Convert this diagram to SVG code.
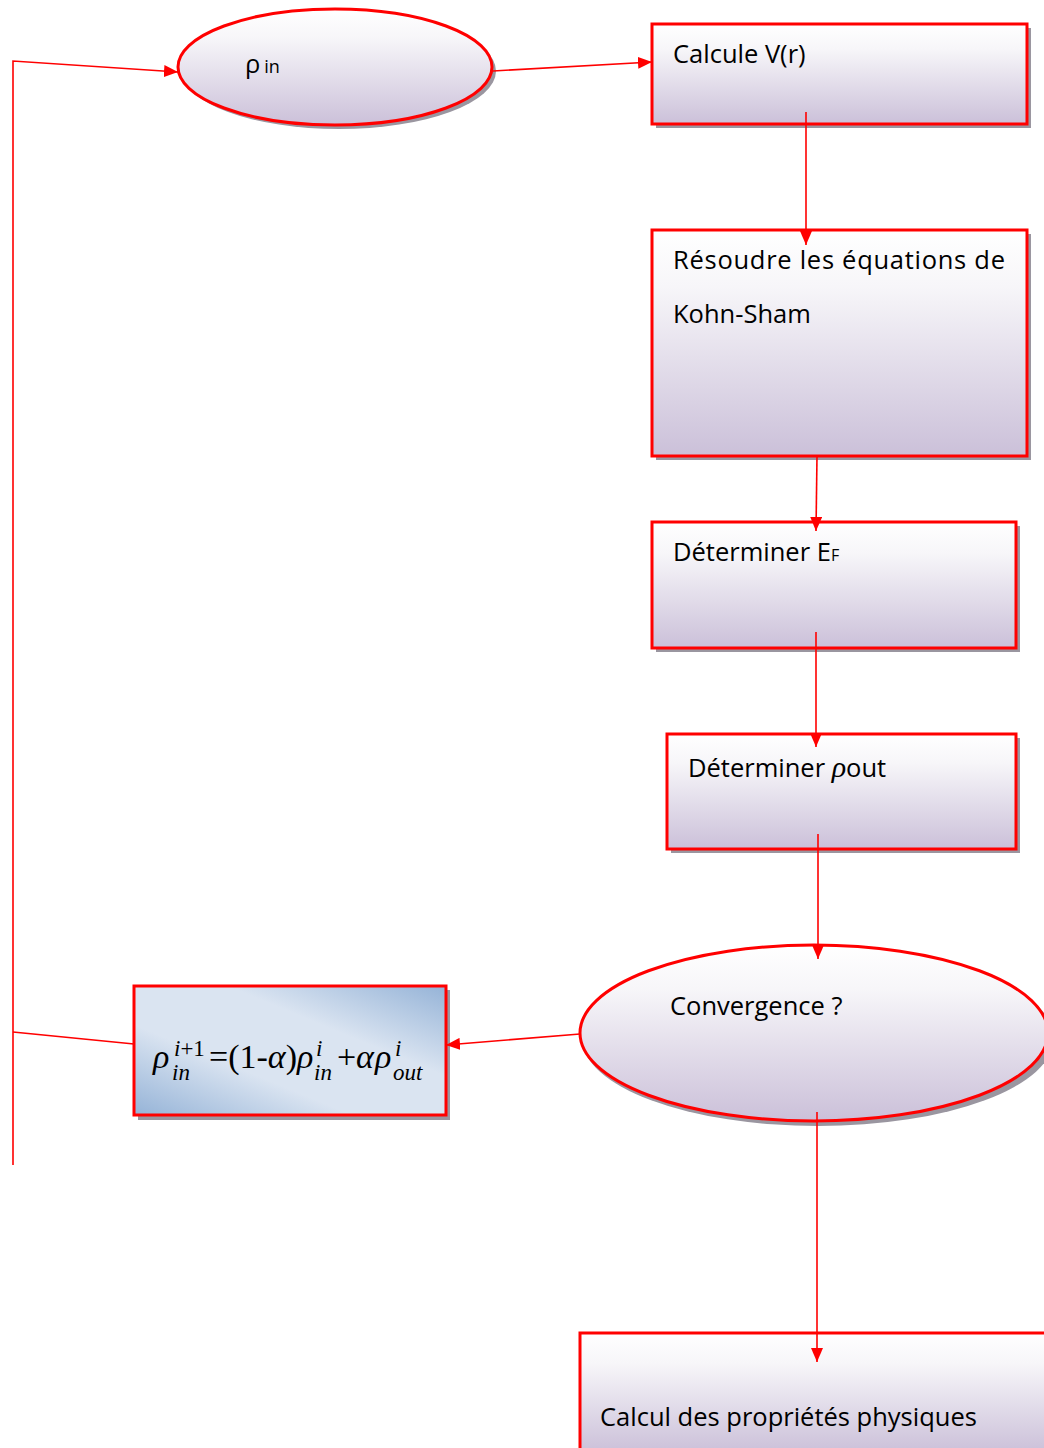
<svg xmlns="http://www.w3.org/2000/svg" width="1044" height="1448" viewBox="0 0 1044 1448">
<defs>
<linearGradient id="lav" x1="0" y1="0" x2="0" y2="1">
<stop offset="0" stop-color="#ffffff"/>
<stop offset="0.25" stop-color="#f7f6f9"/>
<stop offset="1" stop-color="#cbc0d9"/>
</linearGradient>
<linearGradient id="blue" x1="0" y1="1" x2="1" y2="0">
<stop offset="0" stop-color="#95b3d7"/>
<stop offset="0.35" stop-color="#dae4f1"/>
<stop offset="0.65" stop-color="#dae4f1"/>
<stop offset="1" stop-color="#95b3d7"/>
</linearGradient>
<marker id="arr" viewBox="0 0 14 12" refX="14" refY="6" markerWidth="14" markerHeight="12" orient="auto" markerUnits="userSpaceOnUse">
<path d="M0,0 L14,6 L0,12 z" fill="#ff0000"/>
</marker>
<style>
.box{fill:url(#lav);stroke:#ff0000;stroke-width:3}
.shadow{fill:#9a96a0}
.con{stroke:#ff0000;stroke-width:1.6;fill:none}
.t{font-family:"Open Sans","Liberation Sans",sans-serif;font-size:25.5px;fill:#000}
.m{font-family:"Liberation Serif","Times New Roman",serif;font-style:italic;fill:#000}
.up{font-style:normal}
.s{font-size:23px}
</style>
</defs>

<g id="node-rho-in">
<ellipse class="shadow" cx="339" cy="71" rx="157" ry="58"/>
<ellipse class="box" cx="335" cy="67" rx="157" ry="58"/>
<text class="t" x="245" y="73" font-size="32">ρ<tspan font-size="18" dx="4">in</tspan></text>
</g>

<g id="node-calcule">
<rect class="shadow" x="656" y="28" width="375" height="100"/>
<rect class="box" x="652" y="24" width="375" height="100"/>
<text class="t" x="673" y="63">Calcule V(r)</text>
</g>

<g id="node-resoudre">
<rect class="shadow" x="656" y="234" width="375" height="226"/>
<rect class="box" x="652" y="230" width="375" height="226"/>
<text class="t" x="673" y="269" textLength="332" lengthAdjust="spacing">Résoudre les équations de</text>
<text class="t" x="673" y="323">Kohn-Sham</text>
</g>

<g id="node-ef">
<rect class="shadow" x="656" y="526" width="364" height="126"/>
<rect class="box" x="652" y="522" width="364" height="126"/>
<text class="t" x="673" y="561">Déterminer E<tspan font-size="16">F</tspan></text>
</g>

<g id="node-rhoout">
<rect class="shadow" x="671" y="738" width="349" height="115"/>
<rect class="box" x="667" y="734" width="349" height="115"/>
<text class="t" x="688" y="777">Déterminer <tspan font-family="Liberation Serif,serif" font-style="italic" font-size="30">ρ</tspan>out</text>
</g>

<g id="node-convergence">
<ellipse class="shadow" cx="818" cy="1038" rx="236" ry="88"/>
<ellipse class="box" cx="814" cy="1033" rx="234" ry="88"/>
<text class="t" x="670" y="1015">Convergence ?</text>
</g>

<g id="node-mix">
<rect class="shadow" x="138" y="990" width="312" height="130"/>
<rect x="134" y="986" width="312" height="129" fill="url(#blue)" stroke="#ff0000" stroke-width="3"/>
<text class="m" font-size="34"><tspan x="153" y="1068">ρ</tspan><tspan class="s" x="174" y="1056">i<tspan class="up">+1</tspan></tspan><tspan class="s" x="172" y="1080">in</tspan><tspan class="up" x="209" y="1068">=(1-</tspan><tspan>α</tspan><tspan class="up">)</tspan><tspan x="297">ρ</tspan><tspan class="s" x="316" y="1056">i</tspan><tspan class="s" x="314" y="1080">in</tspan><tspan class="up" x="337" y="1068">+</tspan><tspan x="356">α</tspan><tspan x="375">ρ</tspan><tspan class="s" x="395" y="1056">i</tspan><tspan class="s" x="393" y="1080">out</tspan></text>
</g>

<g id="node-calcul-proprietes">
<rect class="shadow" x="584" y="1337" width="470" height="120"/>
<rect class="box" x="580" y="1333" width="470" height="120"/>
<text class="t" x="600" y="1426">Calcul des propriétés physiques</text>
</g>

<g id="connectors">
<polyline class="con" points="13,1165 13,61 178,72" marker-end="url(#arr)"/>
<line class="con" x1="493" y1="71" x2="652" y2="62" marker-end="url(#arr)"/>
<line class="con" x1="806" y1="112" x2="806" y2="245" marker-end="url(#arr)"/>
<line class="con" x1="817" y1="456" x2="816" y2="531" marker-end="url(#arr)"/>
<line class="con" x1="816" y1="632" x2="816" y2="747" marker-end="url(#arr)"/>
<line class="con" x1="818" y1="834" x2="818" y2="959" marker-end="url(#arr)"/>
<line class="con" x1="580" y1="1034" x2="446" y2="1045" marker-end="url(#arr)"/>
<line class="con" x1="134" y1="1044" x2="13" y2="1032"/>
<line class="con" x1="817" y1="1112" x2="817" y2="1362" marker-end="url(#arr)"/>
</g>
</svg>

____

Copy the data word for word. Pictures do not go in the copy.

Convert this diagram to SVG code.
<svg xmlns="http://www.w3.org/2000/svg" width="1044" height="1448" viewBox="0 0 1044 1448">
<defs>
<linearGradient id="lav" x1="0" y1="0" x2="0" y2="1">
<stop offset="0" stop-color="#ffffff"/>
<stop offset="0.25" stop-color="#f7f6f9"/>
<stop offset="1" stop-color="#cbc0d9"/>
</linearGradient>
<linearGradient id="blue" x1="0" y1="1" x2="1" y2="0">
<stop offset="0" stop-color="#95b3d7"/>
<stop offset="0.35" stop-color="#dae4f1"/>
<stop offset="0.65" stop-color="#dae4f1"/>
<stop offset="1" stop-color="#95b3d7"/>
</linearGradient>
<marker id="arr" viewBox="0 0 14 12" refX="14" refY="6" markerWidth="14" markerHeight="12" orient="auto" markerUnits="userSpaceOnUse">
<path d="M0,0 L14,6 L0,12 z" fill="#ff0000"/>
</marker>
<style>
.box{fill:url(#lav);stroke:#ff0000;stroke-width:3}
.shadow{fill:#9a96a0}
.con{stroke:#ff0000;stroke-width:1.6;fill:none}
.t{font-family:"Open Sans","Liberation Sans",sans-serif;font-size:25.5px;fill:#000}
.m{font-family:"Liberation Serif","Times New Roman",serif;font-style:italic;fill:#000}
.up{font-style:normal}
.s{font-size:23px}
</style>
</defs>

<g id="node-rho-in">
<ellipse class="shadow" cx="339" cy="71" rx="157" ry="58"/>
<ellipse class="box" cx="335" cy="67" rx="157" ry="58"/>
<text class="t" x="245" y="73" font-size="32">ρ<tspan font-size="18" dx="4">in</tspan></text>
</g>

<g id="node-calcule">
<rect class="shadow" x="656" y="28" width="375" height="100"/>
<rect class="box" x="652" y="24" width="375" height="100"/>
<text class="t" x="673" y="63">Calcule V(r)</text>
</g>

<g id="node-resoudre">
<rect class="shadow" x="656" y="234" width="375" height="226"/>
<rect class="box" x="652" y="230" width="375" height="226"/>
<text class="t" x="673" y="269" textLength="332" lengthAdjust="spacing">Résoudre les équations de</text>
<text class="t" x="673" y="323">Kohn-Sham</text>
</g>

<g id="node-ef">
<rect class="shadow" x="656" y="526" width="364" height="126"/>
<rect class="box" x="652" y="522" width="364" height="126"/>
<text class="t" x="673" y="561">Déterminer E<tspan font-size="16">F</tspan></text>
</g>

<g id="node-rhoout">
<rect class="shadow" x="671" y="738" width="349" height="115"/>
<rect class="box" x="667" y="734" width="349" height="115"/>
<text class="t" x="688" y="777">Déterminer <tspan font-family="Liberation Serif,serif" font-style="italic" font-size="30">ρ</tspan>out</text>
</g>

<g id="node-convergence">
<ellipse class="shadow" cx="818" cy="1038" rx="236" ry="88"/>
<ellipse class="box" cx="814" cy="1033" rx="234" ry="88"/>
<text class="t" x="670" y="1015">Convergence ?</text>
</g>

<g id="node-mix">
<rect class="shadow" x="138" y="990" width="312" height="130"/>
<rect x="134" y="986" width="312" height="129" fill="url(#blue)" stroke="#ff0000" stroke-width="3"/>
<text class="m" font-size="34"><tspan x="153" y="1068">ρ</tspan><tspan class="s" x="174" y="1056">i<tspan class="up">+1</tspan></tspan><tspan class="s" x="172" y="1080">in</tspan><tspan class="up" x="209" y="1068">=(1-</tspan><tspan>α</tspan><tspan class="up">)</tspan><tspan x="297">ρ</tspan><tspan class="s" x="316" y="1056">i</tspan><tspan class="s" x="314" y="1080">in</tspan><tspan class="up" x="337" y="1068">+</tspan><tspan x="356">α</tspan><tspan x="375">ρ</tspan><tspan class="s" x="395" y="1056">i</tspan><tspan class="s" x="393" y="1080">out</tspan></text>
</g>

<g id="node-calcul-proprietes">
<rect class="shadow" x="584" y="1337" width="470" height="120"/>
<rect class="box" x="580" y="1333" width="470" height="120"/>
<text class="t" x="600" y="1426">Calcul des propriétés physiques</text>
</g>

<g id="connectors">
<polyline class="con" points="13,1165 13,61 178,72" marker-end="url(#arr)"/>
<line class="con" x1="493" y1="71" x2="652" y2="62" marker-end="url(#arr)"/>
<line class="con" x1="806" y1="112" x2="806" y2="245" marker-end="url(#arr)"/>
<line class="con" x1="817" y1="456" x2="816" y2="531" marker-end="url(#arr)"/>
<line class="con" x1="816" y1="632" x2="816" y2="747" marker-end="url(#arr)"/>
<line class="con" x1="818" y1="834" x2="818" y2="959" marker-end="url(#arr)"/>
<line class="con" x1="580" y1="1034" x2="446" y2="1045" marker-end="url(#arr)"/>
<line class="con" x1="134" y1="1044" x2="13" y2="1032"/>
<line class="con" x1="817" y1="1112" x2="817" y2="1362" marker-end="url(#arr)"/>
</g>
</svg>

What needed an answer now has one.